• **WORK TO BE COMPLETED**: Search the material for the word "this" and report each line where it turns up.

• **INFORMATION SUPPLIED**:
┌──

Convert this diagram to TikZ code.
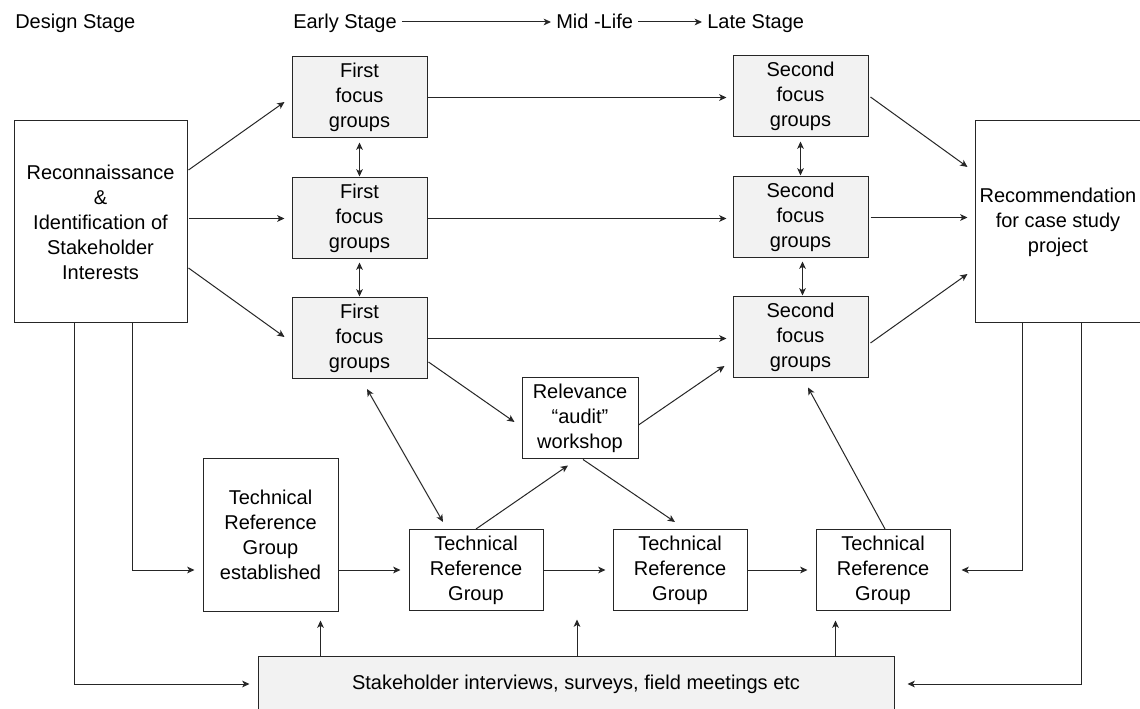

└──
┌──

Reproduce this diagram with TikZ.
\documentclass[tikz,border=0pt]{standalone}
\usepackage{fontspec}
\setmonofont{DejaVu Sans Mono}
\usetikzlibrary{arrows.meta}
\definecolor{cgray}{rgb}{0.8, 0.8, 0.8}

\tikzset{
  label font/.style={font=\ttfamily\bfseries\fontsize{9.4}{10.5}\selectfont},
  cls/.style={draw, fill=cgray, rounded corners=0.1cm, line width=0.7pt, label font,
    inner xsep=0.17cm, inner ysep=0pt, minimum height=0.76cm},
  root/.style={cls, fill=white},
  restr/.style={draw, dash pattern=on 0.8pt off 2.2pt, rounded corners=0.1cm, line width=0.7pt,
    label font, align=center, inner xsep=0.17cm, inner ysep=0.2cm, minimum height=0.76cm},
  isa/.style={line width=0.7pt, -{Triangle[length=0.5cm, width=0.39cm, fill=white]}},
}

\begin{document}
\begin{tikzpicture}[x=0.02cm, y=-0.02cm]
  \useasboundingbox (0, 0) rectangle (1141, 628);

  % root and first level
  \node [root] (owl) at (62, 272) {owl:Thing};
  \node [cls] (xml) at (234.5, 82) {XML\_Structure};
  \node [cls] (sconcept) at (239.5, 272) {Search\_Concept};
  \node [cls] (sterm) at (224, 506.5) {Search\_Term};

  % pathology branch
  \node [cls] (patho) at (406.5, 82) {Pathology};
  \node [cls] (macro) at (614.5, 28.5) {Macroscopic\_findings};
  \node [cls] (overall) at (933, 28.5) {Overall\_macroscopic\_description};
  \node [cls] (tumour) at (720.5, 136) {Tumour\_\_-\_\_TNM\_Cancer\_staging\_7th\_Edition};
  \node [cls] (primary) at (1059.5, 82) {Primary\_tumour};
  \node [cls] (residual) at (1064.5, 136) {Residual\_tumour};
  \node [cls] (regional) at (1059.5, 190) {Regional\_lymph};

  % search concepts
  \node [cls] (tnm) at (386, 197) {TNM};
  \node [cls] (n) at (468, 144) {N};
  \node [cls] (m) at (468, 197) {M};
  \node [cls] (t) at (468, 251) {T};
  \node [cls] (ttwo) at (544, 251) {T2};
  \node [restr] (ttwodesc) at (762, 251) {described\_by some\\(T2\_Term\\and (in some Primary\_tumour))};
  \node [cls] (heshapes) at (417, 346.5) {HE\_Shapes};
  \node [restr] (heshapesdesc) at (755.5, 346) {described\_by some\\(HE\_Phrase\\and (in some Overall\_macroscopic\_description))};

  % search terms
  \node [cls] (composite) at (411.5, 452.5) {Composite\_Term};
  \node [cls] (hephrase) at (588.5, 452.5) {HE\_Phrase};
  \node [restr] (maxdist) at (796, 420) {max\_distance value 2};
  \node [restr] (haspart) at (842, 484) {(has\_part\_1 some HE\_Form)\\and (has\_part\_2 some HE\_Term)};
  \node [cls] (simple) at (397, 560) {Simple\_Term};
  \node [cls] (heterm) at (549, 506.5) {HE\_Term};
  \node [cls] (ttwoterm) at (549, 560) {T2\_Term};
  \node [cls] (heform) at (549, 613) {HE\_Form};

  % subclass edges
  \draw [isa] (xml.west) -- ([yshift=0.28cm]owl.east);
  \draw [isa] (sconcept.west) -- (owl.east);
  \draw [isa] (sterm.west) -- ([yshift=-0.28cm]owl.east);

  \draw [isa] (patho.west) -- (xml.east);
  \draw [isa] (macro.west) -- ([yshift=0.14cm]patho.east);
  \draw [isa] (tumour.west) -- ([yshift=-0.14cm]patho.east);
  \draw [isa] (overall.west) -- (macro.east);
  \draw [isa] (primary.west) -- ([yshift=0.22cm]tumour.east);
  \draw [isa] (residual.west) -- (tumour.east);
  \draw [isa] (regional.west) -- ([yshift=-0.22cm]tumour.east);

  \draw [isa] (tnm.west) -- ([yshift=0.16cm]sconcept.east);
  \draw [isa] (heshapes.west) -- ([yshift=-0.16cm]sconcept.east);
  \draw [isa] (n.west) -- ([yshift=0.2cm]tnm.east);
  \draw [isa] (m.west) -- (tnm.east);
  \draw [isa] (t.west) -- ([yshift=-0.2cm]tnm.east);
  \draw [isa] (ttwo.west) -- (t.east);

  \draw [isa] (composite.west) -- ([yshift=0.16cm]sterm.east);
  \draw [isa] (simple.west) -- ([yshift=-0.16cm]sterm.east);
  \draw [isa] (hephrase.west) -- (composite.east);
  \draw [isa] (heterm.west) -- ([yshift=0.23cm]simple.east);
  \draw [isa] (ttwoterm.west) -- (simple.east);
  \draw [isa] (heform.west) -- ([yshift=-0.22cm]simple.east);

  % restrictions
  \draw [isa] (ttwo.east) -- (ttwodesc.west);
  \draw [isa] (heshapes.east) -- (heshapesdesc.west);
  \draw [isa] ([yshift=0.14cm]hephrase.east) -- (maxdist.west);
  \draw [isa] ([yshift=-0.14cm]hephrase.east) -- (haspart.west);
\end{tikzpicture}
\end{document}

└──
┌──

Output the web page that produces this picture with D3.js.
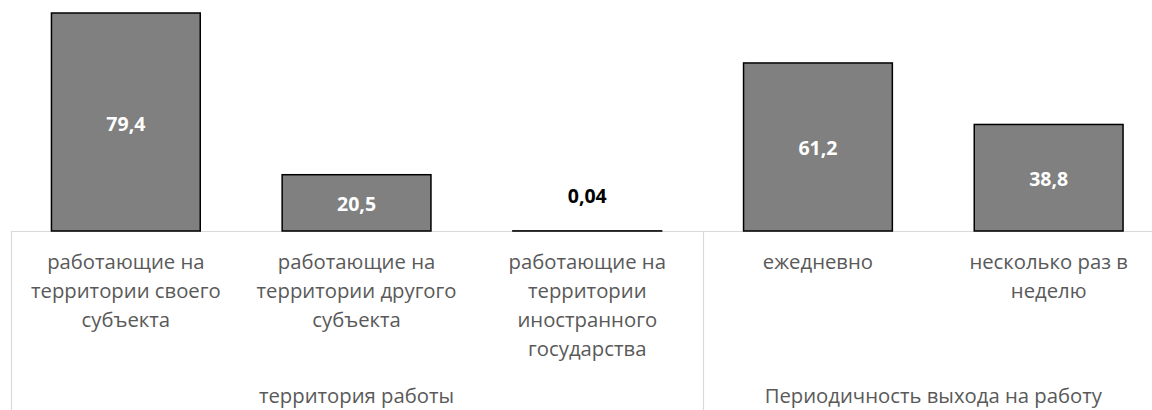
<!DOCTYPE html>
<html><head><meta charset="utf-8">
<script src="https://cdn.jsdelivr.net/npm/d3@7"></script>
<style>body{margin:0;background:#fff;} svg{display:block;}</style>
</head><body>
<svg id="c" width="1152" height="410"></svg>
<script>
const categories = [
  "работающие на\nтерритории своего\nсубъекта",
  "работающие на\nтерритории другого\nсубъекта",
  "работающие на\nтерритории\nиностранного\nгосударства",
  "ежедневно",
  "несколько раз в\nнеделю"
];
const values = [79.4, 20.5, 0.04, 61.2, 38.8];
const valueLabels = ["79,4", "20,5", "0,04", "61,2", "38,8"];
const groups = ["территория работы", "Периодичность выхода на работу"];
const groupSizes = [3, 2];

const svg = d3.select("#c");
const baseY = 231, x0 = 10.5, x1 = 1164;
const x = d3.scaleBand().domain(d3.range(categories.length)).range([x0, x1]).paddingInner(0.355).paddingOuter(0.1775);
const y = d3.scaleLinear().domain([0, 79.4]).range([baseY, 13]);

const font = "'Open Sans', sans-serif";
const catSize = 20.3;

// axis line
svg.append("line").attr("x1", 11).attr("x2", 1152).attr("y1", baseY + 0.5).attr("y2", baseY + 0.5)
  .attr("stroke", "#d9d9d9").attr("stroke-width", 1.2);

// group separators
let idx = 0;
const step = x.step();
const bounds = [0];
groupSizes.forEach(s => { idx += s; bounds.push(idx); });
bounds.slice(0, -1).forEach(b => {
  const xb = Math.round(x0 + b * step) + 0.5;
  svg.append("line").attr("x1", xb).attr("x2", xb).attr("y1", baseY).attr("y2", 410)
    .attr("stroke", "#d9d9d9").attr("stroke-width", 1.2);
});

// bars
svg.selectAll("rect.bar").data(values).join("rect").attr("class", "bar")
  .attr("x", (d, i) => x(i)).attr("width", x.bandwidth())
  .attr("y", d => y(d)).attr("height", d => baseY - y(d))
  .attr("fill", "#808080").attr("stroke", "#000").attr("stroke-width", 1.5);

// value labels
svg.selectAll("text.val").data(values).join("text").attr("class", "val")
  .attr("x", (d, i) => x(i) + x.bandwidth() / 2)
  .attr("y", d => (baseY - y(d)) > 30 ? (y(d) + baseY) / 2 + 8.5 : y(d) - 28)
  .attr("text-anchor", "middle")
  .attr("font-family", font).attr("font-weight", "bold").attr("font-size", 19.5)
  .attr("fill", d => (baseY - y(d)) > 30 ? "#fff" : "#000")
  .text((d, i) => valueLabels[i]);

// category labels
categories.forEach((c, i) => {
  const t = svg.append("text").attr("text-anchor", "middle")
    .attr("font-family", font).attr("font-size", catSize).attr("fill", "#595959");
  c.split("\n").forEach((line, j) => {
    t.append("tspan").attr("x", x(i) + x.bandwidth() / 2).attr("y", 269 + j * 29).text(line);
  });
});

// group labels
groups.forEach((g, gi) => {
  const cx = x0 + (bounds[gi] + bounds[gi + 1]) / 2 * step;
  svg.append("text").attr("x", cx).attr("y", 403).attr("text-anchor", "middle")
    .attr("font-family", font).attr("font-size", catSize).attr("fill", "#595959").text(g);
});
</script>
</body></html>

└──

• **TASK RESPONSE**:
Convert this diagram to TikZ code.
Reproduce this diagram with TikZ.
Output the web page that produces this picture with D3.js.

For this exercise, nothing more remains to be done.